In conclusion, high-altitude conditions necessitate careful consideration of solar inverters in PV systems. Through derating, enhanced design, and collaboration with manufacturers, the challenges can be mitigated. The key is to balance thermal management, electrical insulation, and environmental adaptability. As solar inverter technology advances, with improvements in semiconductor materials and cooling techniques, the impact of altitude is diminishing, allowing solar inverters to perform reliably with minimal capacity reduction. This progress is vital for expanding PV deployment to remote high-altitude regions, contributing to global renewable energy goals.

To summarize the derating methodology, I propose a comprehensive formula that incorporates multiple factors for solar inverters:

$$ P_{\text{derated}} = P_{\text{rated}} \times k_{\text{alt}} \times k_{\text{temp}} \times k_{\text{wind}} \times k_{\text{design}} $$

where \( k_{\text{alt}} \) is the altitude derating factor (from standards), \( k_{\text{temp}} \) is the temperature derating factor (from curves), \( k_{\text{wind}} \) is a wind correction factor (empirical), and \( k_{\text{design}} \) is a manufacturer-specific factor. This multiplicative approach captures the interplay of environmental and design variables. For practical use, I recommend creating detailed tables for each project, as shown below for a generic solar inverter at varying altitudes and winds.

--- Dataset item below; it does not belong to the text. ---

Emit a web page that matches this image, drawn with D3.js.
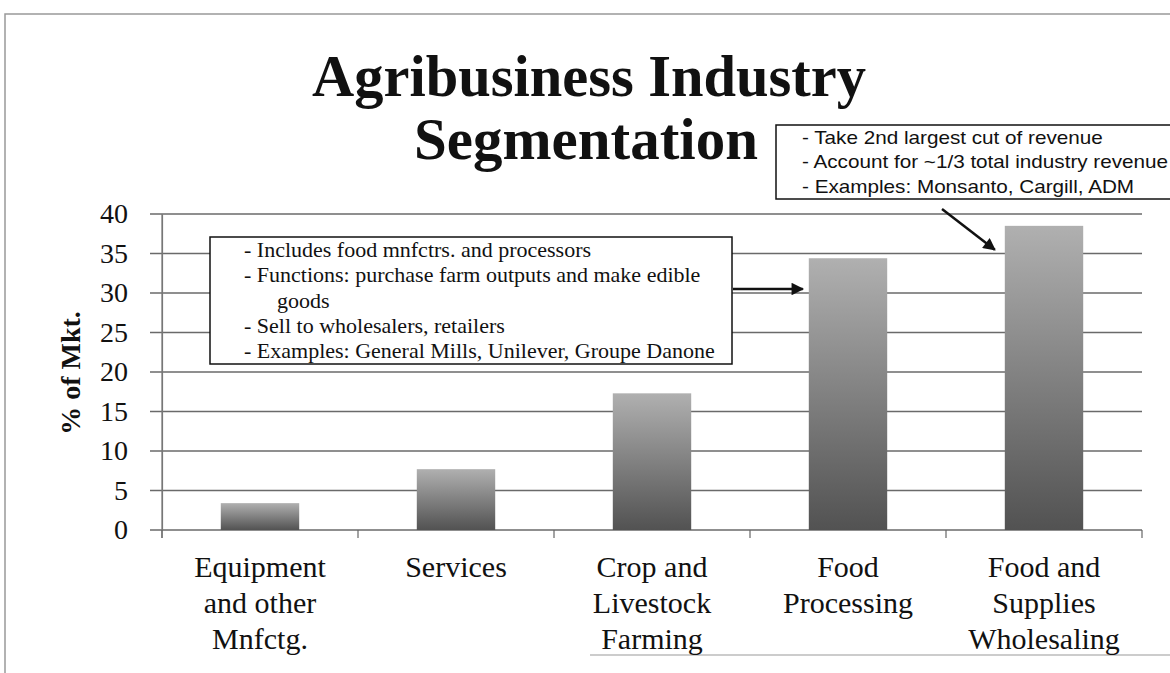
<!DOCTYPE html>
<html>
<head>
<meta charset="utf-8">
<script src="https://cdn.jsdelivr.net/npm/d3@7"></script>
<style>
  body { margin: 0; background: #fff; }
  svg { display: block; }
  .serif { font-family: "Liberation Serif", "DejaVu Serif", serif; fill: #111; }
  .sans { font-family: "Liberation Sans", Arial, sans-serif; fill: #111; }
</style>
</head>
<body>
<div id="chart"></div>
<script>
// chart values
const categories = [
    ["Equipment", "and other", "Mnfctg."],
    ["Services"],
    ["Crop and", "Livestock", "Farming"],
    ["Food", "Processing"],
    ["Food and", "Supplies", "Wholesaling"]
]
const shares = [3.4, 7.7, 17.3, 34.4, 38.5]
const yTicks = [0, 5, 10, 15, 20, 25, 30, 35, 40]

const titleLines = ["Agribusiness Industry", "Segmentation"]
const yTitle = "% of Mkt."

const processingNotes = [
    "- Includes food mnfctrs. and processors",
    "- Functions: purchase farm outputs and make edible",
    "      goods",
    "- Sell to wholesalers, retailers",
    "- Examples: General Mills, Unilever, Groupe Danone"
]
const wholesaleNotes = [
    "- Take 2nd largest cut of revenue",
    "- Account for ~1/3 total industry revenue",
    "- Examples: Monsanto, Cargill, ADM"
]

const W = 1170, H = 673
const svg = d3.select("#chart").append("svg")
    .attr("width", W)
    .attr("height", H)

const defs = svg.append("defs")
let grad = defs.append("linearGradient")
    .attr("id", "barGrad")
    .attr("x1", 0).attr("y1", 0).attr("x2", 0).attr("y2", 1)
grad.append("stop").attr("offset", "0%").attr("stop-color", "#b0b0b0")
grad.append("stop").attr("offset", "100%").attr("stop-color", "#525252")

defs.append("marker")
    .attr("id", "arrow")
    .attr("viewBox", "0 0 10 10")
    .attr("refX", 9).attr("refY", 5)
    .attr("markerWidth", 7).attr("markerHeight", 5)
    .attr("markerUnits", "strokeWidth")
    .attr("orient", "auto")
    .append("path")
    .attr("d", "M0,0 L10,5 L0,10 z")
    .attr("fill", "#111")

// slide frame
svg.append("path")
    .attr("d", "M5,673 L5,14 L1170,14")
    .attr("fill", "none")
    .attr("stroke", "#999")
    .attr("stroke-width", 1.5)
svg.append("line")
    .attr("x1", 590).attr("x2", 1170).attr("y1", 655).attr("y2", 655)
    .attr("stroke", "#bbb").attr("stroke-width", 1.5)

// title
svg.selectAll(".title")
    .data(titleLines)
    .enter().append("text")
    .attr("class", "title serif")
    .attr("x", (d, i) => i === 0 ? 589 : 586)
    .attr("y", (d, i) => i === 0 ? 96 : 159)
    .attr("text-anchor", "middle")
    .attr("font-weight", "bold")
    .attr("font-size", 60)
    .attr("textLength", (d, i) => i === 0 ? 554 : 344)
    .attr("lengthAdjust", "spacingAndGlyphs")
    .text(d => d)

// scales
const x = d3.scaleBand()
    .domain(d3.range(categories.length))
    .range([162, 1142])
    .paddingInner(0.6)
    .paddingOuter(0.3)

const y = d3.scaleLinear()
    .domain([0, 40])
    .range([530, 214])

const step = x.step()
const left = x.range()[0]

// gridlines
svg.append("g")
    .selectAll("line")
    .data(yTicks)
    .enter().append("line")
    .attr("x1", left - 12)
    .attr("x2", 1142)
    .attr("y1", d => y(d))
    .attr("y2", d => y(d))
    .attr("stroke", "#6a6a6a")
    .attr("stroke-width", 1.4)

// y axis
let yAxis = d3.axisLeft(y).tickValues(yTicks).tickSize(0).tickPadding(34)
let yg = svg.append("g")
    .attr("transform", `translate(${left},0)`)
    .call(yAxis)
yg.select(".domain").attr("stroke", "#777").attr("stroke-width", 1.2)
yg.selectAll("text")
    .attr("class", "serif")
    .attr("font-size", 28)
    .attr("fill", "#111")
yg.append("line")
    .attr("y1", y(40)).attr("y2", y(0) + 8)
    .attr("stroke", "#777").attr("stroke-width", 1.2)

svg.append("text")
    .attr("class", "serif")
    .attr("transform", "translate(80,373) rotate(-90)")
    .attr("text-anchor", "middle")
    .attr("font-weight", "bold")
    .attr("font-size", 28)
    .text(yTitle)

// x category ticks
svg.append("g")
    .selectAll("line")
    .data(d3.range(categories.length + 1))
    .enter().append("line")
    .attr("x1", i => left + i * step)
    .attr("x2", i => left + i * step)
    .attr("y1", y(0))
    .attr("y2", y(0) + 8)
    .attr("stroke", "#666")
    .attr("stroke-width", 1.2)

// bars
svg.append("g")
    .selectAll("rect")
    .data(shares)
    .enter().append("rect")
    .attr("x", (d, i) => x(i))
    .attr("width", x.bandwidth())
    .attr("y", d => y(d))
    .attr("height", d => y(0) - y(d))
    .attr("fill", "url(#barGrad)")

// category labels
let labels = svg.append("g")
    .selectAll("text")
    .data(categories)
    .enter().append("text")
    .attr("class", "serif")
    .attr("text-anchor", "middle")
    .attr("font-size", 30)
    .attr("x", (d, i) => x(i) + x.bandwidth() / 2)
labels.selectAll("tspan")
    .data(d => d)
    .enter().append("tspan")
    .attr("x", function() { return d3.select(this.parentNode).attr("x") })
    .attr("y", (d, j) => 577 + j * 36)
    .text(d => d)

// annotation box: food processing
svg.append("rect")
    .attr("x", 210).attr("y", 237)
    .attr("width", 522).attr("height", 127)
    .attr("fill", "#fff")
    .attr("stroke", "#111").attr("stroke-width", 1.5)
svg.append("g")
    .selectAll("text")
    .data(processingNotes)
    .enter().append("text")
    .attr("class", "serif")
    .attr("xml:space", "preserve")
    .attr("x", 244)
    .attr("y", (d, i) => 257 + i * 25.3)
    .attr("font-size", 22)
    .text(d => d)

svg.append("line")
    .attr("x1", 733).attr("y1", 289)
    .attr("x2", x(3) - 6).attr("y2", 289)
    .attr("stroke", "#111").attr("stroke-width", 2.5)
    .attr("marker-end", "url(#arrow)")

// annotation box: wholesaling
svg.append("rect")
    .attr("x", 776).attr("y", 125)
    .attr("width", 400).attr("height", 74)
    .attr("fill", "#fff")
    .attr("stroke", "#111").attr("stroke-width", 1.5)
svg.append("g")
    .attr("transform", "translate(802,0) scale(1.15,1)")
    .selectAll("text")
    .data(wholesaleNotes)
    .enter().append("text")
    .attr("class", "sans")
    .attr("x", 0)
    .attr("y", (d, i) => 144 + i * 24.5)
    .attr("font-size", 18)
    .text(d => d)

svg.append("line")
    .attr("x1", 942).attr("y1", 209)
    .attr("x2", x(4) - 10).attr("y2", y(38.5) + 24)
    .attr("stroke", "#111").attr("stroke-width", 2.5)
    .attr("marker-end", "url(#arrow)")
</script>
</body>
</html>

Altitude (m) Wind Speed (m/s) Derating Factor \( k_{\text{alt}} \) Derating Factor \( k_{\text{wind}} \) Overall Derating
2000 0 0.95 1.00 0.95
2000 5 0.95 1.05 0.998
4000 0 0.82 1.00 0.82
4000 10 0.82 1.10 0.902

Ultimately, the goal is to ensure that solar inverters deliver optimal performance while maintaining safety and longevity in high-altitude environments. By integrating these technical insights into project planning, engineers can design resilient PV systems that harness the abundant solar resources in mountainous regions, leveraging advanced solar inverters as enablers of sustainable energy.